Q2 SOGIハラが問題になった事例はどのようなものですか。
A2 

【性同一性障害者事件・東京地裁平成14年6月20日決定(労判830号13頁)】
 労働者(生物学的には男性、性自認は女性)は、性同一性障害の診断を受け、女性名への改名を認められ、ホルモン注射により、精神的、肉体的に女性化が進み、男性の容姿をして就労することが精神的、肉体的に困難となっていたところ、会社が女性の服装、容姿で出勤しないよう命じた業務命令に従わなかったことを理由に懲戒解雇を行ったという事案です。
 裁判所は、
・会社が、労働者の行動による社内外への影響を憂慮し、当面の混乱を避けるために、労働者に対して女性の容姿をして就労しないよう求めること自体は、一応理由があるといえる、としながらも、
・労働者が、性同一性障害との診断を受け、精神療法等の治療を受けていること、妻との調停離婚が成立したこと、医師の診断書において、女性としての性自認が確立しており、今後変化することもないと思われること、職場以外において女性装による生活状態に入っている旨記載されていること、労働者が、家庭裁判所の許可を受けて、戸籍上の名を通常、男性名から、女性名とも読める名に変更したこと、性同一性障害が医学的にも承認されつつある概念であること、労働者は、性同一性障害として精神科で医師の診療を受け、ホルモン療法を受けたことから、精神的、肉体的に女性化が進み、男性の容姿をして就労することが精神、肉体の両面において次第に困難になっていたことなどを認定し、会社において、労働者の業務内容、就労環境等について、本件申出に基づき、会社、労働者双方の事情を踏まえた適切な配慮をした場合においても、なお、女性の容姿をした労働者を就労させることが、会社における企業秩序又は業務遂行において、著しい支障を来すと認めるに足りる疎明はないとして、懲戒解雇の相当性を認めませんでした

 
Q3 
アウティングとは何ですか。
A3 
アウティング」とは、本人の了解を得ずに、性的指向や性自認に関する情報を第三者に暴露することといいます。
アウティングの被害に遭った者は、深く傷つくとともに、社会から好奇の目で見られたり、いじめに遭たりする可能性がありますので、企業としては対策を検討しておくことが必要です。

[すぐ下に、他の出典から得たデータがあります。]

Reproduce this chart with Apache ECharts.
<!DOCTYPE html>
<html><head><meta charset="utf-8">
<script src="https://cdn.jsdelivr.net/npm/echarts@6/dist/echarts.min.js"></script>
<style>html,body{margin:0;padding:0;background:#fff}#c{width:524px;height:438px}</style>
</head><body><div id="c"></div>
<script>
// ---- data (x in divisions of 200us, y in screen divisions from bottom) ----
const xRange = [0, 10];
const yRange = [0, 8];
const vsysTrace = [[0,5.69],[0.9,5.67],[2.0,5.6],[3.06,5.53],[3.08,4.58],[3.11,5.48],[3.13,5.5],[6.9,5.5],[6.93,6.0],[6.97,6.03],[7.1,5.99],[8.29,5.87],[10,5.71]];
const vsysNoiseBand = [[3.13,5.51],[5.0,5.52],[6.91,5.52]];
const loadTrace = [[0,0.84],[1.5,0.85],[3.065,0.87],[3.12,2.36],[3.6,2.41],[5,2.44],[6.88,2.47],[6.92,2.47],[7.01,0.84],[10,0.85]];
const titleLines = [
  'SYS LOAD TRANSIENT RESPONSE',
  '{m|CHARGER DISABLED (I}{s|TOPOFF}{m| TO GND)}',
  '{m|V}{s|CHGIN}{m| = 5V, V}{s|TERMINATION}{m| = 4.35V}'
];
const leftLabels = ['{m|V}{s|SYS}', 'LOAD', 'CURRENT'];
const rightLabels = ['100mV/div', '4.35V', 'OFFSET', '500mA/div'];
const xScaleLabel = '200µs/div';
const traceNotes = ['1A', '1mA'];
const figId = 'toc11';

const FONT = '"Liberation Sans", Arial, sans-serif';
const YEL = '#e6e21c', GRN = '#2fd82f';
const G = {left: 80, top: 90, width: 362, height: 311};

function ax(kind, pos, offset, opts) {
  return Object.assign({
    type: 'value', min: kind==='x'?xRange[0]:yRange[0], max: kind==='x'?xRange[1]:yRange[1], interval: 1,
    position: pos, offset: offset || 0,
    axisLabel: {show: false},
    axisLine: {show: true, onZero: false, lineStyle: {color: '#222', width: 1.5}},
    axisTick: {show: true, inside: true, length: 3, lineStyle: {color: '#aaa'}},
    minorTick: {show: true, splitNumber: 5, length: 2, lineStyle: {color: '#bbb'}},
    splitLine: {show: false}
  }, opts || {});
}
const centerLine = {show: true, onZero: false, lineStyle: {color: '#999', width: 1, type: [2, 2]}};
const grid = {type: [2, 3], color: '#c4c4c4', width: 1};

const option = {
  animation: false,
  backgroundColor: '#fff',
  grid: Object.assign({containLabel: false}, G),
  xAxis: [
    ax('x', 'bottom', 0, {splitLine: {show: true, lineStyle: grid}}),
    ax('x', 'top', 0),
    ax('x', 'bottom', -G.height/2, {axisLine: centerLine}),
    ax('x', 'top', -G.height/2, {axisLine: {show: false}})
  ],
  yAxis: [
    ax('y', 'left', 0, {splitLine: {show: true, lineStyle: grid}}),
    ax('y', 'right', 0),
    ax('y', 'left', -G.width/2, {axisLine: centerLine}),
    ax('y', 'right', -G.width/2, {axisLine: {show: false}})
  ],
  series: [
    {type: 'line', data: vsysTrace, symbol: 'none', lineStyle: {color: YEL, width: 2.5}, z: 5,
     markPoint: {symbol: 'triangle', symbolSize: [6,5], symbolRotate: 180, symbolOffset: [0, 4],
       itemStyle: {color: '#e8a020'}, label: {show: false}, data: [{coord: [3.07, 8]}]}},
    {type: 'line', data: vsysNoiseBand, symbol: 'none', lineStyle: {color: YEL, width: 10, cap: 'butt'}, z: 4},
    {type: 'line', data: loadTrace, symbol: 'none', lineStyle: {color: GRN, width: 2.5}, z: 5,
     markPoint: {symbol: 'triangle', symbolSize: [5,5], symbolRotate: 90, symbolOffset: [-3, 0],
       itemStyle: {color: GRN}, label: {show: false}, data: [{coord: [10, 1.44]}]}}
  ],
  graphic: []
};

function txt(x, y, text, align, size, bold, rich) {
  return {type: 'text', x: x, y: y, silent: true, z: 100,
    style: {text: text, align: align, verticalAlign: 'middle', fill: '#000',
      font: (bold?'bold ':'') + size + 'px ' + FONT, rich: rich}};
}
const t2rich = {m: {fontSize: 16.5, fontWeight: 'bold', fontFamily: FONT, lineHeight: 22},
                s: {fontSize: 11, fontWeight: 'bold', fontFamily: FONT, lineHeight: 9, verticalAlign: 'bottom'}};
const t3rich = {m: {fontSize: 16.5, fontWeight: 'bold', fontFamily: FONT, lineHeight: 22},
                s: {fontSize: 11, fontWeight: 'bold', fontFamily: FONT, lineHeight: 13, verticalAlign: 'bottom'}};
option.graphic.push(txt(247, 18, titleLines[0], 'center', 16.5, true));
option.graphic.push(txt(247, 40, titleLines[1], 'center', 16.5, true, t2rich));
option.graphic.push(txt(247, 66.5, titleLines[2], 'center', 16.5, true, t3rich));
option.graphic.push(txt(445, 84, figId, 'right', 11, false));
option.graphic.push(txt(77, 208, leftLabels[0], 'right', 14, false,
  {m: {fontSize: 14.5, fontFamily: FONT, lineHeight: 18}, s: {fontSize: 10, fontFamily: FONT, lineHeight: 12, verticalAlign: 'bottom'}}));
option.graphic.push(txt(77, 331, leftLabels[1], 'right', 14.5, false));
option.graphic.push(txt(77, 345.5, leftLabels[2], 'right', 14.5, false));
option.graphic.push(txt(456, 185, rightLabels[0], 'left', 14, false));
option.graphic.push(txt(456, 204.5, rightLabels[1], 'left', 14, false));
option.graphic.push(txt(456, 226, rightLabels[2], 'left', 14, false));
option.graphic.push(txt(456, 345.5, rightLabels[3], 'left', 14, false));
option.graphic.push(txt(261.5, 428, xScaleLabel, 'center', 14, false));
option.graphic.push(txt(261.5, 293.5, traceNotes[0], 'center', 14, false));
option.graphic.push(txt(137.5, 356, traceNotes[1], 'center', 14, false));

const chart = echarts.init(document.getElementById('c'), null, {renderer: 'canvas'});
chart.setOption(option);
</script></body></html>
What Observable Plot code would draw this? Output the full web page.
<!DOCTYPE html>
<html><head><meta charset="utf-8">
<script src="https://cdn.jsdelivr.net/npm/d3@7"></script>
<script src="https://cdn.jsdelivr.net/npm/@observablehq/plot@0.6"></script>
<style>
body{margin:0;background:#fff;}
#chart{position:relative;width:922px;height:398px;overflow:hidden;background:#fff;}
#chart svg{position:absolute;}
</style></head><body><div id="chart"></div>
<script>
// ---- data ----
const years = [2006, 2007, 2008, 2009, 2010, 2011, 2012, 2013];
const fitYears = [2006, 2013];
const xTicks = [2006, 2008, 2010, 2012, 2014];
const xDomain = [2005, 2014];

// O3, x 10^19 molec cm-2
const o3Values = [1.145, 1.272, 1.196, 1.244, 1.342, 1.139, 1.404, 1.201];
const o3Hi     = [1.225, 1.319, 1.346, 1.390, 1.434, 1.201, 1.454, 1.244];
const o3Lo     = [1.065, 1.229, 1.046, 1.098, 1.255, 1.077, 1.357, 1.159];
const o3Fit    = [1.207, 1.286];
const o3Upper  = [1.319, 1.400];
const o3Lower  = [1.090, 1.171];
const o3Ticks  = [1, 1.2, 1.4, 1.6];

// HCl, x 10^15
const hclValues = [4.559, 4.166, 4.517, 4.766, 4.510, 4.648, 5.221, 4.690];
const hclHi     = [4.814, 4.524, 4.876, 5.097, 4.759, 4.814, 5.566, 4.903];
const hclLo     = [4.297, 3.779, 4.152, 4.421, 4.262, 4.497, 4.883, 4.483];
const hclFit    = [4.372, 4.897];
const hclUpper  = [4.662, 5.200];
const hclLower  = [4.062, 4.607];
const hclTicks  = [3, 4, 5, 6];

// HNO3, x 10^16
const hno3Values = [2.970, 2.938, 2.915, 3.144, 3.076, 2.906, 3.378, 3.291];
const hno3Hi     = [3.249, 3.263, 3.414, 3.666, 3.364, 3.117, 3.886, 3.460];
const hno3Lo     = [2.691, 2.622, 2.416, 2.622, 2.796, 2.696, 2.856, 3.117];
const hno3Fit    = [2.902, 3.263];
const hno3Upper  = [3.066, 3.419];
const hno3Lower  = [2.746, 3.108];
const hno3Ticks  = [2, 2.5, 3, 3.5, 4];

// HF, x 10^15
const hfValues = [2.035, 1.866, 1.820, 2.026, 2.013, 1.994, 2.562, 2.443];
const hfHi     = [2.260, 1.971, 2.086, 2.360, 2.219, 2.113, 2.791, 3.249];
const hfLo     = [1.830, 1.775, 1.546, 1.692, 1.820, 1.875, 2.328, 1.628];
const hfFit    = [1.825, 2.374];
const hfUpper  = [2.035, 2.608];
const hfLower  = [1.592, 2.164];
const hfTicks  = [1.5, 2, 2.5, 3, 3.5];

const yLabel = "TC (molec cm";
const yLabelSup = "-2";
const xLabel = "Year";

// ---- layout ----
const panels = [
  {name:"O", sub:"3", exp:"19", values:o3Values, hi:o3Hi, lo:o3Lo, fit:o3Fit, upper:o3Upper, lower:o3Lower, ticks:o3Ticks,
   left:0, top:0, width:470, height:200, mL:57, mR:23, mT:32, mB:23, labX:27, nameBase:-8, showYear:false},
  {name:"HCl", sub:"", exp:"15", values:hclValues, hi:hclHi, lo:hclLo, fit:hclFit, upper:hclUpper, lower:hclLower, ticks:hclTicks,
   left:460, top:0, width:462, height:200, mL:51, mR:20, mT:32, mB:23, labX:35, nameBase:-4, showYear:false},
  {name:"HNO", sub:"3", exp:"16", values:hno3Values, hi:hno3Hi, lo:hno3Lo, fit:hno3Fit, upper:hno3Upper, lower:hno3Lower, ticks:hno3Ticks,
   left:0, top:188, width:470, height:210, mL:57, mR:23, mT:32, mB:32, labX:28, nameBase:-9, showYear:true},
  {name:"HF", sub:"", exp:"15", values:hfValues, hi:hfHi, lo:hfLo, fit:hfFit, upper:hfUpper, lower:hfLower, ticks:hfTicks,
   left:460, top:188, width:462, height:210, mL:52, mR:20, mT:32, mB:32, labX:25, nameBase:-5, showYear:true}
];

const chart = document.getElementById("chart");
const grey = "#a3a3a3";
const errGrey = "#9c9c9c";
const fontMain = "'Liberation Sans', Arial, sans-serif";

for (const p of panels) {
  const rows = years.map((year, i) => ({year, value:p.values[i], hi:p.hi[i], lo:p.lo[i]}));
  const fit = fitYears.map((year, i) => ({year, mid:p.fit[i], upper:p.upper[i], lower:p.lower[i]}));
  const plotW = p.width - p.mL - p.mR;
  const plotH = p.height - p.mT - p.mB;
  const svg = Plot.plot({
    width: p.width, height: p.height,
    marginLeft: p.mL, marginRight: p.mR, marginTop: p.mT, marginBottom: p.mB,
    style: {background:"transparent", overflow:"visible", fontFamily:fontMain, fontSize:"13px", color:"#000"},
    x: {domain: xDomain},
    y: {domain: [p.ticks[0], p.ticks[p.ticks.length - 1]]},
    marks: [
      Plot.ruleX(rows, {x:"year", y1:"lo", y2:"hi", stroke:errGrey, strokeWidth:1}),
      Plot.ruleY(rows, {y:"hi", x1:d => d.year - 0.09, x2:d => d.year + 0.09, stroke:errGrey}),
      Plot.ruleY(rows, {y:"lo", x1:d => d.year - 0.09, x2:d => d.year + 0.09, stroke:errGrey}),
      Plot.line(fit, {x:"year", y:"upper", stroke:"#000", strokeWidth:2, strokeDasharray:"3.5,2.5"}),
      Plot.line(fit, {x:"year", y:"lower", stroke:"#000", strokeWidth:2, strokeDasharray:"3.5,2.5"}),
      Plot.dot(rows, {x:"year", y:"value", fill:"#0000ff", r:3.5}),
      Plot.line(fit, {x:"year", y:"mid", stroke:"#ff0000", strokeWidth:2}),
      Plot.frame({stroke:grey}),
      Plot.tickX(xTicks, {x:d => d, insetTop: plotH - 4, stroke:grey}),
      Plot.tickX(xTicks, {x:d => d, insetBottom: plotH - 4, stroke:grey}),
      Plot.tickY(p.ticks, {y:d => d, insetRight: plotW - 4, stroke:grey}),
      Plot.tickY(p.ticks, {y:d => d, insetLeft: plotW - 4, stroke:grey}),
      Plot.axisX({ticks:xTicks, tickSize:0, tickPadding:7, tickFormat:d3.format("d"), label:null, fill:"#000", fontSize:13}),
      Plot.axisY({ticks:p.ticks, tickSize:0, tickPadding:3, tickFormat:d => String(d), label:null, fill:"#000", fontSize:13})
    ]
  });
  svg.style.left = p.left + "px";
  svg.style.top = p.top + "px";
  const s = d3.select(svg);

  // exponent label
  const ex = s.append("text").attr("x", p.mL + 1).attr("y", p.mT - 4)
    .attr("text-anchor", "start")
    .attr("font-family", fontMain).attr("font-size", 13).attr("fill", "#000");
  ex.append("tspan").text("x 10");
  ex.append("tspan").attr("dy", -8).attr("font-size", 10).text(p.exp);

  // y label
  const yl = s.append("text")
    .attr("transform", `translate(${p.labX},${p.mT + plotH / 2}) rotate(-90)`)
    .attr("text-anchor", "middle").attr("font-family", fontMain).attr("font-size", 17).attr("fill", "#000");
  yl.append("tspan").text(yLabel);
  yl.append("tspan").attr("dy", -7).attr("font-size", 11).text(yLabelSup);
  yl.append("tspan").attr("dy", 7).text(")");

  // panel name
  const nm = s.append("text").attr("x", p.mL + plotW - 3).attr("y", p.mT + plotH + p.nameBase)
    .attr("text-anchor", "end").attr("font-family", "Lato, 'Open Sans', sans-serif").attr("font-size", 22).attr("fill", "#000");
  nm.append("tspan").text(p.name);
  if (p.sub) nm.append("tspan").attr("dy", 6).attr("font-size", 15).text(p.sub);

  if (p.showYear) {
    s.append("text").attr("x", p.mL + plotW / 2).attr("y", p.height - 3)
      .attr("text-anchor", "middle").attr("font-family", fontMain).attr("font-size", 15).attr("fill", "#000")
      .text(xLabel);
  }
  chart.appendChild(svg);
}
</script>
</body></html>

Q4 アウティングが問題になった事例はどのようなものですか。
A4 
【一橋大学法科大学院事件・東京高裁令和2年11月25日判決】


 一橋大学法科大学院に在席していた大学院生(生物学的には男性、同性愛者、以下、「本件大学院生」と言います。)が同級生に対しメッセージアプリにて好意を寄せていることを告白したところ、後日、当該同級生が、本件大学院生のほか同級生9名が登録されたメッセージアプリのグループで、「おれもうおまえがゲイであることを隠しておくのムリだ。ごめん。」というメッセージを投稿したため、ゲイの男性が心身に変調をきたし校舎から転落死したとされる事件です。
 裁判所は、「本件アウティングは、亡くなった大学院生がそれまで秘してきた同性愛者であることをその意に反して同級生に暴露するものであるから、当該大学院生の人格権ないしプライバシー権等を著しく侵害するものであって許されない行為であることは明らかである」と判示しました。

※控訴人ら(本件大学院生の遺族)は、当該同級生と被控訴人(国立大学法人)を共同被告として損害賠償を請求していた事案ですが、当該同級生との間の訴訟は,原審において訴訟上の和解が成立したことにより終了していました。
 また、本件では、控訴審も被控訴人(国立大学法人)の賠償責任(控訴人らが主張していた責任の根拠は就学契約に基づく信義則上の付随義務である安全配慮義務及び環境配慮義務脳の違反)は否定しています。


Q5 上記のような行為が企業・団体内で発覚した場合、どのような法的リスクがありますか。
A5
 該当行為が、民法上違法と評価される場合には、不法行為責任を負うリスクがあります。また、該当行為により、うつ病を発症したケースなどでは労災認定がなされる場合もあり、企業としての責任追及がなされる可能性があるほか、企業イメージのダウンなどのリスクも考えられます。企業内研修でSOGIハラ対策を周知するなど、企業ごとに対策を検討する必要があるでしょう。